WHAT TO WORK ON
Below is a listing. Gather each line of it that contains "this".

----------------------------------------

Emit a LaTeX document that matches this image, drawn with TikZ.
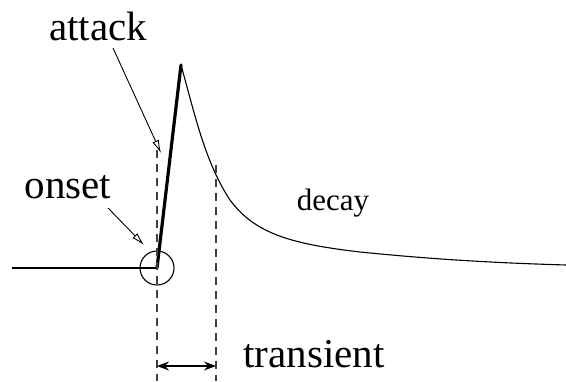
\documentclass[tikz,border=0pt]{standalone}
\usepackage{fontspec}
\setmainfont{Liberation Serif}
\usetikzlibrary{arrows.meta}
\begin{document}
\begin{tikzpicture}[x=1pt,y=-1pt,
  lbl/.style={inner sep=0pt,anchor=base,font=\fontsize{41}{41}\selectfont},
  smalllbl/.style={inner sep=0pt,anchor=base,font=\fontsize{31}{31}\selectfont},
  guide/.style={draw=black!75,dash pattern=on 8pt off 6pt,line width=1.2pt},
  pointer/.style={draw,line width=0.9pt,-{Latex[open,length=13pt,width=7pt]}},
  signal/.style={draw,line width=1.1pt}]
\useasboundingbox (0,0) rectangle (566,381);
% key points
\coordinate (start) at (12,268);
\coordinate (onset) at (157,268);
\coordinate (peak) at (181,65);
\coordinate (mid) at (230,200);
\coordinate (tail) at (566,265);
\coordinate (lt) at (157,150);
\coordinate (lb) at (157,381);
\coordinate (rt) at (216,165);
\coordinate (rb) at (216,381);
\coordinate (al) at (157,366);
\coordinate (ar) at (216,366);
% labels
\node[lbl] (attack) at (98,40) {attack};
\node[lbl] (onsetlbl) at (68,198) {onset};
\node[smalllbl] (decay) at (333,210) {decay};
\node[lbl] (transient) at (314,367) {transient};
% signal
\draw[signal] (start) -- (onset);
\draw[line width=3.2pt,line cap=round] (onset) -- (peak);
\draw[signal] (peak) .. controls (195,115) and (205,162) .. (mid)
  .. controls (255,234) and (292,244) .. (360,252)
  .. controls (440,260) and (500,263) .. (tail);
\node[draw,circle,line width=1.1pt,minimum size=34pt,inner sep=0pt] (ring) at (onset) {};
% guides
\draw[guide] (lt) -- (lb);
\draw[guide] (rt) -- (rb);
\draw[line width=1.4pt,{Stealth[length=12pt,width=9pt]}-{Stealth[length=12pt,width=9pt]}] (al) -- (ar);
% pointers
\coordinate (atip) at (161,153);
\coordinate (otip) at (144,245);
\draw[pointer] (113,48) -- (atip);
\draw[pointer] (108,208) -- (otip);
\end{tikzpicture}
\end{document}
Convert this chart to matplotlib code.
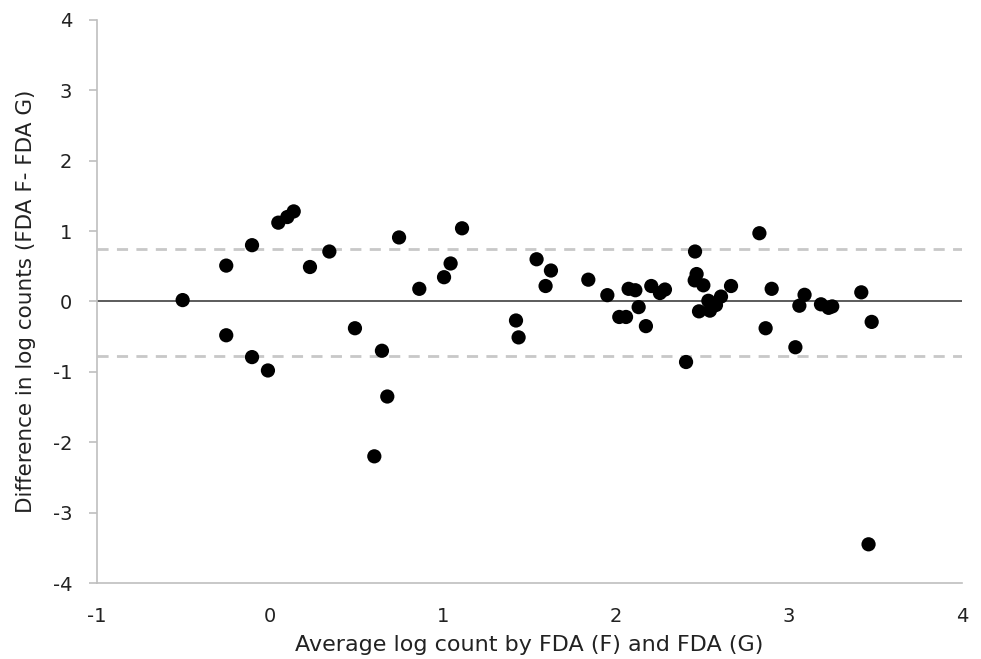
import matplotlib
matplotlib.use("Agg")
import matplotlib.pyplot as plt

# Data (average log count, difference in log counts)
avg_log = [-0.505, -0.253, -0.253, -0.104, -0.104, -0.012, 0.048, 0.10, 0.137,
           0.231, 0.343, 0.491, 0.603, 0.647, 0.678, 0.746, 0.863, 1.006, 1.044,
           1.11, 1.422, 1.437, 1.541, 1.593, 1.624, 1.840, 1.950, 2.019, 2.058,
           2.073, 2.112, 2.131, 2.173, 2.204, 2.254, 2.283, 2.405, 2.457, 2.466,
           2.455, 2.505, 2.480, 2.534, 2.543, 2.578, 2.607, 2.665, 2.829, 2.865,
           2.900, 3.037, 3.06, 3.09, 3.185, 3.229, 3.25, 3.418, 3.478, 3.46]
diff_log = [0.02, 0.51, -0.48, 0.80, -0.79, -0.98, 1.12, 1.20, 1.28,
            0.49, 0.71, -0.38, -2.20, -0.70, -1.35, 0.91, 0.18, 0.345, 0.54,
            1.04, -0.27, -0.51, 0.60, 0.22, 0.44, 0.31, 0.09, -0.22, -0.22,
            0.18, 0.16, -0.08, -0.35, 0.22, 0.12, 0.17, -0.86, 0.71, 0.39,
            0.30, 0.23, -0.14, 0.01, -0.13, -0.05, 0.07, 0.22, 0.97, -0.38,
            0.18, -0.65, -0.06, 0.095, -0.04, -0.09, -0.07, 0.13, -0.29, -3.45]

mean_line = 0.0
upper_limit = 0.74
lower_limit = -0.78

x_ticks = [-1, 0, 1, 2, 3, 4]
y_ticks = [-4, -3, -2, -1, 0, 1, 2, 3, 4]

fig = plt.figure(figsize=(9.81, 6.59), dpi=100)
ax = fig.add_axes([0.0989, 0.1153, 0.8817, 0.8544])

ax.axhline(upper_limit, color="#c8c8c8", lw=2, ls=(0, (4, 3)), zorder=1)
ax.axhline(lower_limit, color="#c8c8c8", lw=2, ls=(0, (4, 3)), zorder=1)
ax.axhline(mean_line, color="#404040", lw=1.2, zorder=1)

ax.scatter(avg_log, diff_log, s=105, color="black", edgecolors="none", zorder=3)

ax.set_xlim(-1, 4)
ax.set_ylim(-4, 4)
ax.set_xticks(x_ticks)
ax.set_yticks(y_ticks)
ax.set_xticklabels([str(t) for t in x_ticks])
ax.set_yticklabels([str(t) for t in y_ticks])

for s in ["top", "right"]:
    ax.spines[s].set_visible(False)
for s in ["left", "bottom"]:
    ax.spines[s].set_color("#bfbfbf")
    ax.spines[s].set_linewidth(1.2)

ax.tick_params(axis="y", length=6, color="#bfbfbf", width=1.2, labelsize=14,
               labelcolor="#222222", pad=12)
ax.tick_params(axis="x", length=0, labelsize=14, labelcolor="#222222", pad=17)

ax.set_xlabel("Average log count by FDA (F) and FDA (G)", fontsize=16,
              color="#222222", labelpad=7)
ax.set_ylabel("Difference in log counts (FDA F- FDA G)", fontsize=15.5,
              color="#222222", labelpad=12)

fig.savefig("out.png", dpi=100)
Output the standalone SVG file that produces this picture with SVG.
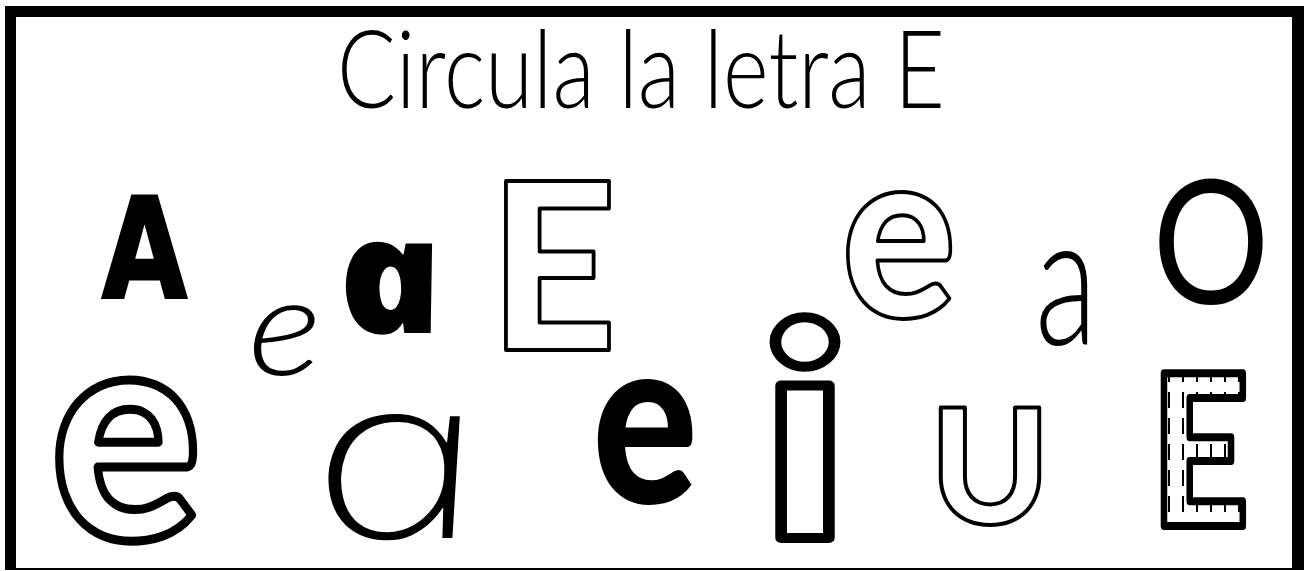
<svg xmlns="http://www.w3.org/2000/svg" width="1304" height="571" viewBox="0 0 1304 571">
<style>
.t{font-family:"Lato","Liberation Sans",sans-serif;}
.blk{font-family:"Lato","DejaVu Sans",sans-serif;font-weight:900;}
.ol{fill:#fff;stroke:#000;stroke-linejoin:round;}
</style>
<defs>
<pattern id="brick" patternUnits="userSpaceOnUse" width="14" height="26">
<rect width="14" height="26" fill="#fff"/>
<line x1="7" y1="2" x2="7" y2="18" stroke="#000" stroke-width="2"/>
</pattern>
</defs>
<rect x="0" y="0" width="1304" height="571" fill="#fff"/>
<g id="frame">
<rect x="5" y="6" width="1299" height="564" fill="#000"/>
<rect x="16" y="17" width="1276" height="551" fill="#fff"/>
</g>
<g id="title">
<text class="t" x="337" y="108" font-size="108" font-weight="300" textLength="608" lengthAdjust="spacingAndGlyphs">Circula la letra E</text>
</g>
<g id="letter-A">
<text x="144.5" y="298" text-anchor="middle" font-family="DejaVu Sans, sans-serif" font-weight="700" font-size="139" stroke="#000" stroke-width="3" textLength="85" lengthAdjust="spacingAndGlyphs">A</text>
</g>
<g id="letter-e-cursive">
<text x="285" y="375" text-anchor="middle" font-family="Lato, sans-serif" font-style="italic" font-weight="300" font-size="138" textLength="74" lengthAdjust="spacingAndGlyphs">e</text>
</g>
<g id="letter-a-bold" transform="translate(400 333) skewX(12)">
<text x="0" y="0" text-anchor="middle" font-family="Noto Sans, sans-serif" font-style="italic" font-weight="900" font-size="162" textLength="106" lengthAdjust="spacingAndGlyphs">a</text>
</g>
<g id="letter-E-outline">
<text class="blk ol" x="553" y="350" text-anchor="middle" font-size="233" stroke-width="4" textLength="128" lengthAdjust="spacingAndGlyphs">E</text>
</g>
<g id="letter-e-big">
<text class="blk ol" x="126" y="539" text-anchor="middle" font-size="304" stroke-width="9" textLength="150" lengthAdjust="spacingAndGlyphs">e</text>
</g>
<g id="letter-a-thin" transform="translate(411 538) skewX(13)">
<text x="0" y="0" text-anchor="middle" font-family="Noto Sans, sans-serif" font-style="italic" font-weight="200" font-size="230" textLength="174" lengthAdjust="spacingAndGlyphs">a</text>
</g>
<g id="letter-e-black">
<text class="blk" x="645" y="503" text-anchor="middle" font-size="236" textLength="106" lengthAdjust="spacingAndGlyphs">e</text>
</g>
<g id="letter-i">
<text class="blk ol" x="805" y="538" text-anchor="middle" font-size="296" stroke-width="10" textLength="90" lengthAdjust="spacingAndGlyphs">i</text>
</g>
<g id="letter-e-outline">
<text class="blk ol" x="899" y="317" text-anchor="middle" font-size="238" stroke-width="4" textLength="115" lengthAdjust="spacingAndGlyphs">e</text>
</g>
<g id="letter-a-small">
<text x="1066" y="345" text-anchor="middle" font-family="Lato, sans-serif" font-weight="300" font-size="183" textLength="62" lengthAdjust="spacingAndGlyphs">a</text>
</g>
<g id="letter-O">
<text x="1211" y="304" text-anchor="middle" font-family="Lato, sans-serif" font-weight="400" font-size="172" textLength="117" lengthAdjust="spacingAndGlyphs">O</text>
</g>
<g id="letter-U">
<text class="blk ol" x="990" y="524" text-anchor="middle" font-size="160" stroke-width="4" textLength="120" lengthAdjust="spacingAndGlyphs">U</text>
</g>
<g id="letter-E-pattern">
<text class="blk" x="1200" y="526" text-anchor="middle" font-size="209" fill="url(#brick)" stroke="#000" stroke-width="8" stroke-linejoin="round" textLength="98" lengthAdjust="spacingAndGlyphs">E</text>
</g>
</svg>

----------------------------------------

THE SOLUTION
Emit a LaTeX document that matches this image, drawn with TikZ.
Convert this chart to matplotlib code.
Output the standalone SVG file that produces this picture with SVG.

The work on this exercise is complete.